In field testing, the robot surveyed a site with 248 trees arranged in 31 rows and eight columns. The mission was allotted two hours. The robot completed it in 6,235 seconds, or 1 hour, 43 minutes and 55 seconds.
After the mission, the research team processed the data to create spatial and single-tree ECa measurements. The resulting map shows the robot’s trajectory across the orchard and the ECa values collected across the field, translating a complex autonomous mission into information that can help researchers better understand soil variability.
For agriculture, the work points toward robotic systems that can collect high-resolution soil data with less manual labor and greater consistency. For robotics, it demonstrates how planning, perception, control and decision-making can come together in structured but challenging outdoor environments.
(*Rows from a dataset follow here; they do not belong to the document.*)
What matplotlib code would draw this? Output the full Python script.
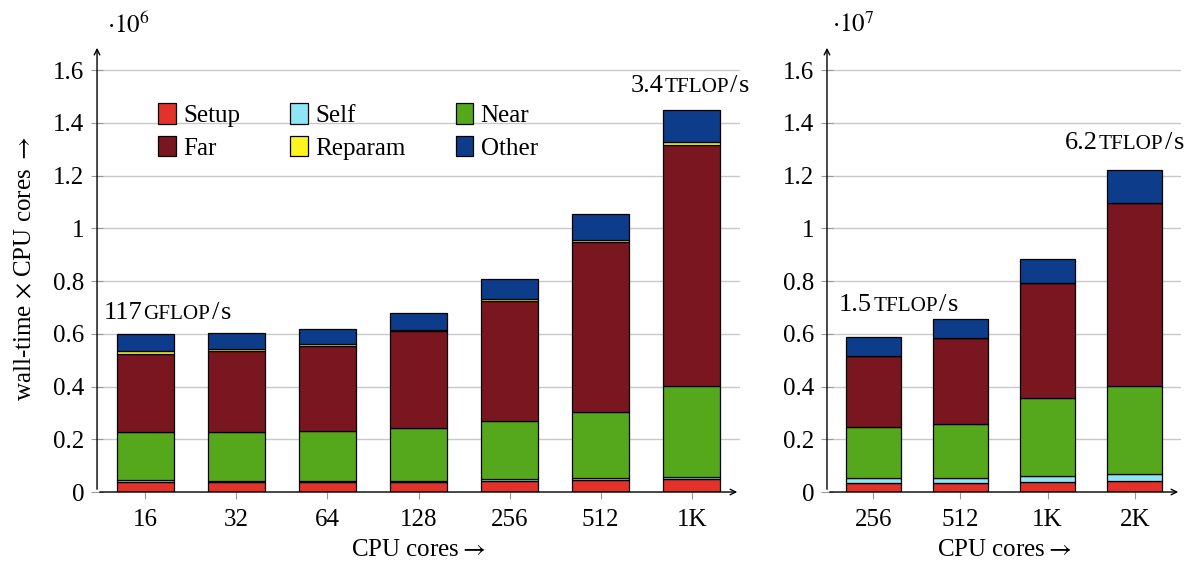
import numpy as np
import matplotlib
matplotlib.use("Agg")
import matplotlib.pyplot as plt
from matplotlib.offsetbox import TextArea, HPacker, AnnotationBbox
from matplotlib.patches import Patch

plt.rcParams['font.family'] = ['Liberation Serif', 'DejaVu Serif']
plt.rcParams['mathtext.fontset'] = 'stix'

# wall-time x cores, left panel in units of 1e6, right panel in units of 1e7
cores_small = ["16", "32", "64", "128", "256", "512", "1K"]
setup_small = [0.038, 0.038, 0.038, 0.038, 0.042, 0.046, 0.048]
self_small = [0.006, 0.005, 0.005, 0.005, 0.006, 0.008, 0.008]
near_small = [0.185, 0.186, 0.187, 0.199, 0.222, 0.250, 0.346]
far_small = [0.296, 0.306, 0.324, 0.368, 0.456, 0.644, 0.915]
reparam_small = [0.008, 0.007, 0.006, 0.006, 0.006, 0.008, 0.010]
other_small = [0.067, 0.061, 0.057, 0.063, 0.075, 0.099, 0.120]

cores_large = ["256", "512", "1K", "2K"]
setup_large = [0.033, 0.033, 0.038, 0.041]
self_large = [0.021, 0.021, 0.023, 0.026]
near_large = [0.192, 0.204, 0.296, 0.335]
far_large = [0.271, 0.325, 0.437, 0.694]
reparam_large = [0.0, 0.0, 0.0, 0.0]
other_large = [0.069, 0.072, 0.091, 0.125]

names = ["Setup", "Self", "Near", "Far", "Reparam", "Other"]
colors = ["#e3322a", "#8ee5f5", "#55a81c", "#7a1620", "#fff51e", "#0d3d8a"]

FS = 18


def stacked(ax, labels, series, scale):
    x = np.arange(len(labels))
    bottom = np.zeros(len(labels))
    for vals, c in zip(series, colors):
        vals = np.array(vals)
        ax.bar(x, vals, 0.63, bottom=bottom, color=c, edgecolor="black",
               linewidth=0.9, zorder=3)
        bottom += vals
    ax.set_xlim(-0.53, len(labels) - 0.47)
    ax.set_ylim(0, 1.695)
    ax.set_xticks(x)
    ax.set_xticklabels(labels, fontsize=FS)
    ticks = np.arange(0, 1.61, 0.2)
    ax.set_yticks(ticks)
    ax.set_yticklabels([f"{t:g}" for t in ticks], fontsize=FS)
    ax.grid(axis="y", color="#c8c8c8", linewidth=1, zorder=0)
    ax.tick_params(axis="x", direction="out", length=5, color="#999999", pad=7)
    ax.tick_params(axis="y", direction="inout", length=8, color="#999999", pad=5)
    for s in ax.spines.values():
        s.set_visible(False)
    ax.annotate("", xy=(1.0, 0), xytext=(0, 0), xycoords="axes fraction",
                arrowprops=dict(arrowstyle="->", lw=1, color="black"), zorder=5)
    ax.annotate("", xy=(0, 1.0), xytext=(0, 0), xycoords="axes fraction",
                arrowprops=dict(arrowstyle="->", lw=1, color="black"), zorder=5)
    ax.text(0.015, 1.045, r"$\cdot 10^{%d}$" % scale, transform=ax.transAxes,
            fontsize=FS, ha="left", va="center")
    ax.set_xlabel(r"CPU cores$\rightarrow$", fontsize=FS, labelpad=6)
    return bottom


def rate(ax, x, y, number, unit):
    parts = [TextArea(number, textprops=dict(fontsize=FS + 1)),
             TextArea(unit, textprops=dict(fontsize=(FS + 1) * 0.8)),
             TextArea("/", textprops=dict(fontsize=FS + 1)),
             TextArea("s", textprops=dict(fontsize=FS + 1))]
    box = HPacker(children=parts, align="baseline", pad=0, sep=1)
    ab = AnnotationBbox(box, (x, y), xycoords="data", frameon=False,
                        box_alignment=(0.5, 0.5), annotation_clip=False)
    ax.add_artist(ab)


fig = plt.figure(figsize=(11.98, 5.70), dpi=100)
ax1 = fig.add_axes([0.081, 0.1368, 0.5367, 0.7842])
ax2 = fig.add_axes([0.6903, 0.1368, 0.2955, 0.7842])

stacked(ax1, cores_small, [setup_small, self_small, near_small, far_small,
                           reparam_small, other_small], 6)
stacked(ax2, cores_large, [setup_large, self_large, near_large, far_large,
                           reparam_large, other_large], 7)

ax1.set_ylabel(r"wall-time $\times$ CPU cores $\rightarrow$", fontsize=FS, labelpad=12)

rate(ax1, 0.24, 0.679, "117", "GFLOP")
rate(ax1, 5.98, 1.54, "3.4", "TFLOP")
rate(ax2, 0.29, 0.709, "1.5", "TFLOP")
rate(ax2, 2.88, 1.323, "6.2", "TFLOP")

# legend fills column-wise, so interleave to get rows Setup/Self/Near, Far/Reparam/Other
order = [0, 3, 1, 4, 2, 5]
handles = [Patch(facecolor=colors[i], edgecolor="black", linewidth=0.9) for i in order]
ax1.legend(handles, [names[i] for i in order], ncol=3, frameon=False,
           loc="upper left", bbox_to_anchor=(0.068, 0.91), fontsize=FS,
           handlelength=0.7, handleheight=0.9, handletextpad=0.3,
           columnspacing=2.0, labelspacing=0.35, borderpad=0.2)

fig.savefig("out.png", dpi=100)
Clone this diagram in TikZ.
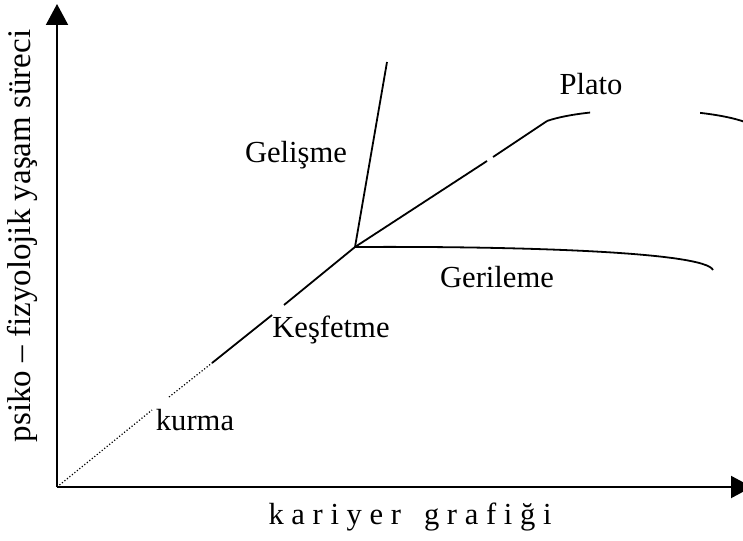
\documentclass[tikz,border=0pt]{standalone}
\usepackage{fontspec}
\setmainfont{Liberation Serif}
\usetikzlibrary{arrows.meta}
\begin{document}
\begin{tikzpicture}[x=1pt,y=-1pt,
  axis/.style={line width=2pt},
  curve/.style={line width=1.8pt},
  dotline/.style={line width=1.2pt, dash pattern=on 1.2pt off 2pt},
  lbl/.style={font=\fontsize{30.6}{36}\selectfont, inner sep=0pt, anchor=base}]
\useasboundingbox (0,0) rectangle (743,540);
% coordinates
\coordinate (O) at (57,487);
\coordinate (Ytop) at (57,4);
\coordinate (Xend) at (752,487);
\coordinate (d1) at (152,410);
\coordinate (d2) at (169,397);
\coordinate (s1) at (212,363);
\coordinate (s2) at (272,315);
\coordinate (s3) at (284,305);
\coordinate (J) at (355,247);
\coordinate (G) at (387,62);
\coordinate (p1) at (487,161);
\coordinate (p2) at (493,157);
\coordinate (A) at (547,121);
\coordinate (Aend) at (745,122);
\coordinate (R) at (713,270);
% axes
\draw[axis, -{Triangle[width=22pt,length=21pt]}] (O) -- (Ytop);
\draw[axis, -{Triangle[width=22pt,length=21pt]}] (O) -- (Xend);
% kurma (dotted)
\draw[dotline] (O) -- (d1);
\draw[dotline] (d2) -- (s1);
% kesfetme
\draw[curve] (s1) -- (s2);
\draw[curve] (s3) -- (J);
% gelisme
\draw[curve] (J) -- (G);
% plato line
\draw[curve] (J) -- (p1);
\draw[curve] (p2) -- (A);
% plato arc (two visible pieces)
\begin{scope}
\clip (540,90) rectangle (590,130);
\draw[curve] (A) .. controls (590,106) and (700,106) .. (Aend);
\end{scope}
\begin{scope}
\clip (700,90) rectangle (760,130);
\draw[curve] (A) .. controls (590,106) and (700,106) .. (Aend);
\end{scope}
% gerileme
\draw[curve] (J) .. controls (520,246) and (705,252) .. (R);
% labels
\node[lbl] (lgel) at (296,162) {Gelişme};
\node[lbl] (lpla) at (591,95) {Plato};
\node[lbl] (lger) at (497,287) {Gerileme};
\node[lbl] (lkes) at (331,337) {Keşfetme};
\node[lbl] (lkur) at (195,430) {kurma};
\node[font=\fontsize{33}{39}\selectfont, inner sep=0pt, rotate=90] (ylab) at (22,236) {psiko – fizyolojik yaşam süreci};
\node[font=\fontsize{30.6}{36}\selectfont, inner sep=0pt] (xlab) at (410,517) {k a r i y e r \ \ g r a f i ğ i};
\end{tikzpicture}
\end{document}
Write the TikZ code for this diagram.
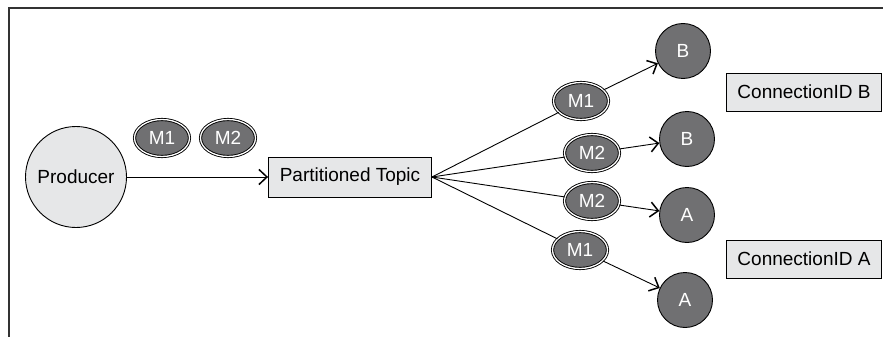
\documentclass[tikz,border=0pt]{standalone}
\usepackage{fontspec}
\setmainfont{Liberation Sans}
\usetikzlibrary{arrows.meta,positioning,shapes.geometric}
\definecolor{lightfill}{RGB}{230,231,232}
\definecolor{darkfill}{RGB}{112,112,114}
\tikzstyle{producer}=[draw,fill=lightfill,circle,minimum size=101pt,inner sep=0pt]
\tikzstyle{topic}=[draw,fill=lightfill,rectangle,minimum width=163pt,minimum height=40pt,inner sep=0pt]
\tikzstyle{connid}=[draw,fill=lightfill,rectangle,minimum width=155pt,minimum height=38pt,inner sep=0pt]
\tikzstyle{msg}=[draw,double=white,double distance=1.3pt,fill=darkfill,ellipse,minimum width=55pt,minimum height=37pt,inner sep=0pt,text=white]
\tikzstyle{consumer}=[draw,fill=darkfill,circle,minimum size=55pt,inner sep=0pt,text=white]
\tikzstyle{flow}=[-{Straight Barb[length=8pt,width=15pt,line width=1.5pt]}]

\begin{document}
\begin{tikzpicture}[x=1pt,y=-1pt,line width=0.9pt,font=\fontsize{19}{23}\selectfont]
\useasboundingbox (0,0) rectangle (883,337);
\draw[black!80,line width=1.3pt] (9,337) -- (9,8) -- (883,8);

\node [producer] (producer) at (76,177) {Producer};
\node [msg] (m1in) at (162,138) {M1};
\node [msg] (m2in) at (228,138) {M2};
\node [topic] (topic) at (350,177) {Partitioned Topic};

\node [msg] (m1b) at (581,101) {M1};
\node [msg] (m2b) at (592,153) {M2};
\node [msg] (m2a) at (592,201) {M2};
\node [msg] (m1a) at (580,250) {M1};

\node [consumer] (b1) at (683,51) {B};
\node [consumer] (b2) at (687,139) {B};
\node [consumer] (a1) at (687,215) {A};
\node [consumer] (a2) at (685,300) {A};

\node [connid] (connb) at (804,92) {ConnectionID B};
\node [connid] (conna) at (804,259) {ConnectionID A};

\draw [flow] (producer) -- (topic);
\foreach \m/\c in {m1b/b1,m2b/b2,m2a/a1,m1a/a2} {
  \draw (topic.east) -- (\m);
  \draw [flow] (\m) -- (\c);
}
\end{tikzpicture}
\end{document}
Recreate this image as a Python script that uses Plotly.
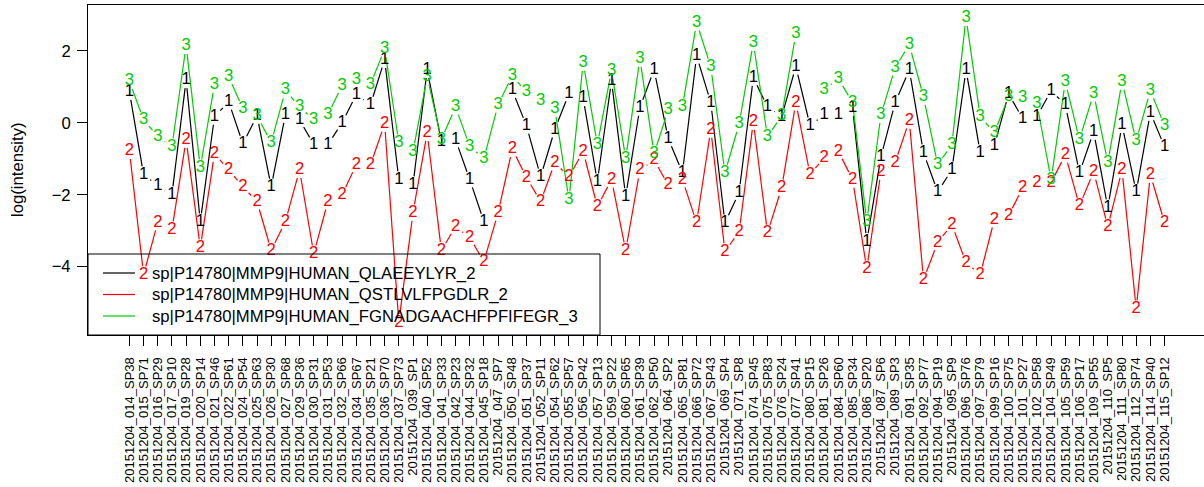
import math
import plotly.graph_objects as go

samples = [
    "20151204_014_SP38", "20151204_015_SP71", "20151204_016_SP29", "20151204_017_SP10",
    "20151204_019_SP28", "20151204_020_SP14", "20151204_021_SP46", "20151204_022_SP61",
    "20151204_024_SP54", "20151204_025_SP63", "20151204_026_SP30", "20151204_027_SP68",
    "20151204_029_SP36", "20151204_030_SP31", "20151204_031_SP53", "20151204_032_SP66",
    "20151204_034_SP67", "20151204_035_SP21", "20151204_036_SP70", "20151204_037_SP73",
    "20151204_039_SP1", "20151204_040_SP52", "20151204_041_SP33", "20151204_042_SP23",
    "20151204_044_SP32", "20151204_045_SP18", "20151204_047_SP7", "20151204_050_SP48",
    "20151204_051_SP37", "20151204_052_SP11", "20151204_054_SP62", "20151204_055_SP57",
    "20151204_056_SP42", "20151204_057_SP13", "20151204_059_SP22", "20151204_060_SP65",
    "20151204_061_SP39", "20151204_062_SP50", "20151204_064_SP2", "20151204_065_SP81",
    "20151204_066_SP72", "20151204_067_SP43", "20151204_069_SP4", "20151204_071_SP8",
    "20151204_074_SP45", "20151204_075_SP83", "20151204_076_SP24", "20151204_077_SP41",
    "20151204_080_SP15", "20151204_081_SP26", "20151204_084_SP60", "20151204_085_SP34",
    "20151204_086_SP20", "20151204_087_SP6", "20151204_089_SP3", "20151204_091_SP35",
    "20151204_092_SP77", "20151204_094_SP19", "20151204_095_SP9", "20151204_096_SP76",
    "20151204_097_SP79", "20151204_099_SP16", "20151204_100_SP75", "20151204_101_SP27",
    "20151204_102_SP58", "20151204_104_SP49", "20151204_105_SP59", "20151204_106_SP17",
    "20151204_109_SP55", "20151204_110_SP5", "20151204_111_SP80", "20151204_112_SP74",
    "20151204_114_SP40", "20151204_115_SP12",
]

NA = None

qlaeeylyr = [
    0.86, -1.44, -1.75, -2.0, 1.19, -2.75, 0.17, 0.58, -0.58, 0.19,
    -1.78, 0.22, 0.08, -0.61, -0.61, 0.0, 0.78, 0.5, 1.75, -1.58,
    -1.72, 1.47, -0.53, -0.47, -1.58, -2.75, NA, 0.9, -0.08, -1.5,
    -0.19, 0.81, 0.69, -1.64, 1.17, -2.05, 0.42, 1.47, -0.44, -1.39,
    1.86, 0.56, -2.78, -1.94, 1.25, 0.44, 0.17, 1.56, -0.08, 0.22,
    0.22, 0.42, -3.3, -0.95, 0.56, 1.47, -0.83, -1.92, -1.31, 1.47,
    -0.83, -0.64, 0.8, 0.11, 0.17, 0.89, 0.5, -1.39, -0.25, -2.36,
    -0.06, -1.92, 0.28, -0.67,
]

qstlvlfpgdlr = [
    -0.78, -4.22, -2.77, -2.97, -0.47, -3.47, -0.86, -1.31, -1.78, -2.19,
    -3.55, -2.75, -1.31, -3.64, -2.19, -2.0, -1.17, -1.17, -0.03, -5.55,
    -2.5, -0.28, -3.55, -2.89, -3.19, -3.86, -2.5, -0.73, -1.52, -2.19,
    -1.11, -1.5, -0.8, -2.33, -1.58, -3.55, -1.32, -1.03, -1.74, -1.58,
    -2.78, -0.19, -3.58, -3.03, 0.03, -3.06, -1.81, 0.56, -1.44, -0.97,
    -0.8, -1.58, -4.06, -1.36, -1.11, 0.06, -4.36, -3.33, -2.83, -3.89,
    -4.22, -2.69, -2.58, -1.81, -1.67, -1.67, -0.89, -2.31, -1.36, -2.89,
    -1.31, -5.17, -1.44, -2.78,
]

fgnadgaachfpfifegr = [
    1.15, 0.08, -0.38, -0.66, 2.14, -1.25, 1.06, 1.28, 0.39, 0.19,
    -0.55, 0.9, 0.44, 0.08, 0.22, 1.03, 1.19, 1.06, 2.05, -0.55,
    -0.8, 1.28, -0.47, 0.44, -0.66, -1.0, 0.5, 1.3, 0.85, 0.61,
    0.39, -2.14, 1.67, -0.61, 1.45, -1.0, 1.78, -0.86, 0.36, 0.44,
    2.78, 1.56, -1.39, -0.03, 2.22, -0.39, 0.19, 2.47, NA, 0.92,
    1.22, 0.56, -2.75, 0.22, 1.53, 2.17, 0.72, -1.17, -0.61, 2.92,
    0.17, -0.28, 0.72, 0.69, 0.53, -1.58, 1.14, -0.47, 0.81, -1.11,
    1.14, -0.5, 0.89, -0.08,
]

series_names = [
    "sp|P14780|MMP9|HUMAN_QLAEEYLYR_2",
    "sp|P14780|MMP9|HUMAN_QSTLVLFPGDLR_2",
    "sp|P14780|MMP9|HUMAN_FGNADGAACHFPFIFEGR_3",
]
series_values = [qlaeeylyr, qstlvlfpgdlr, fgnadgaachfpfifegr]
series_symbols = ["1", "2", "3"]
series_colors = ["#000000", "#FF0000", "#00CD00"]

FONT = "Liberation Sans, Arial, Helvetica, sans-serif"
W, H = 1204, 487
ML, MR, MT, MB = 88, 0, 5, 152
PW, PH = W - ML - MR, H - MT - MB
X_RANGE = [-2.92, -2.92 + PW / 14.18]
Y_RANGE = [-5.9, 3.27]
GAP = 8.3  # half character height, as in R type="b"

xs = list(range(len(samples)))


def to_px(x, y):
    px = (x - X_RANGE[0]) / (X_RANGE[1] - X_RANGE[0]) * PW
    py = (y - Y_RANGE[0]) / (Y_RANGE[1] - Y_RANGE[0]) * PH
    return px, py


fig = go.Figure()

for vals, col in zip(series_values, series_colors):
    lx, ly = [], []
    for i in range(len(vals) - 1):
        a, b = vals[i], vals[i + 1]
        if a is None or b is None:
            continue
        p0 = to_px(xs[i], a)
        p1 = to_px(xs[i + 1], b)
        dist = math.hypot(p1[0] - p0[0], p1[1] - p0[1])
        f = GAP / dist
        if f < 0.5:
            x0, x1 = xs[i], xs[i + 1]
            lx += [x0 + f * (x1 - x0), x1 + f * (x0 - x1), None]
            ly += [a + f * (b - a), b + f * (a - b), None]
    fig.add_trace(go.Scatter(x=lx, y=ly, mode="lines",
                             line=dict(color=col, width=1.2),
                             hoverinfo="skip", showlegend=False))

for vals, sym, col, name in zip(series_values, series_symbols, series_colors, series_names):
    px_, py_ = [], []
    for x, v in zip(xs, vals):
        if v is not None:
            px_.append(x)
            py_.append(v)
    fig.add_trace(go.Scatter(x=px_, y=py_, mode="text", text=[sym] * len(px_),
                             textposition="middle center",
                             textfont=dict(family=FONT, size=16.7, color=col),
                             name=name, showlegend=False))

# legend (R-style box, transparent background)
leg_x0, leg_x1 = 0.0, (600 - ML) / PW
leg_y0, leg_y1 = 0.0, (MT + PH - 254) / PH
shapes = [dict(type="rect", xref="paper", yref="paper", x0=leg_x0, x1=leg_x1,
               y0=leg_y0, y1=leg_y1, line=dict(color="black", width=1),
               fillcolor="rgba(0,0,0,0)", layer="above")]
annotations = []
for k, (name, col) in enumerate(zip(series_names, series_colors)):
    ypix = 273 + k * 21.5
    yp = (MT + PH - ypix) / PH
    shapes.append(dict(type="line", xref="paper", yref="paper",
                       x0=(103 - ML) / PW, x1=(135 - ML) / PW, y0=yp, y1=yp,
                       line=dict(color=col, width=1.2), layer="above"))
    annotations.append(dict(xref="paper", yref="paper", x=(150 - ML) / PW, y=yp,
                            xanchor="left", yanchor="middle", text=name, showarrow=False,
                            font=dict(family=FONT, size=16.7, color="black")))

annotations.append(dict(xref="paper", yref="paper", x=0, y=0.5, xshift=-71,
                        xanchor="center", yanchor="middle", text="log(intensity)",
                        textangle=-90, showarrow=False,
                        font=dict(family=FONT, size=16.7, color="black")))

fig.update_layout(
    width=W, height=H,
    margin=dict(l=ML, r=MR, t=MT, b=MB, autoexpand=False),
    paper_bgcolor="white", plot_bgcolor="white",
    showlegend=False,
    shapes=shapes, annotations=annotations,
    font=dict(family=FONT, color="black"),
)
fig.update_xaxes(range=X_RANGE, tickmode="array", tickvals=xs, ticktext=samples,
                 tickangle=-90, tickfont=dict(family=FONT, size=13, color="black"),
                 ticks="outside", ticklen=10, tickcolor="black", tickwidth=1,
                 showline=True, linecolor="black", linewidth=1, mirror=True,
                 showgrid=False, zeroline=False, ticklabelstandoff=6)
fig.update_yaxes(range=Y_RANGE, tickmode="array", tickvals=[-4, -2, 0, 2],
                 tickfont=dict(family=FONT, size=16.7, color="black"),
                 ticks="outside", ticklen=10, tickcolor="black", tickwidth=1,
                 showline=True, linecolor="black", linewidth=1, mirror=False,
                 showgrid=False, zeroline=False, ticklabelstandoff=3)

fig.write_html("out.html", config={"displayModeBar": False},
               post_script="document.body.style.margin='0';document.body.style.overflow='hidden';")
The next steps are to enable the efficient deployment of multiple robots and to consider additional proximal sensing tasks. Those directions could expand the approach beyond single-robot ECa mapping and support broader autonomous data collection in agricultural fields.
The work was supported by National Science Foundation grants CMMI-2046270 and CMMI-2326309; U.S. Department of Agriculture National Institute of Food and Agriculture grants 2020-69012-31914 and 2021-67022-33453; Office of Naval Research grant N00014-18-1-2252; and the University of California Office of the President UC-MRPI M21PR3417.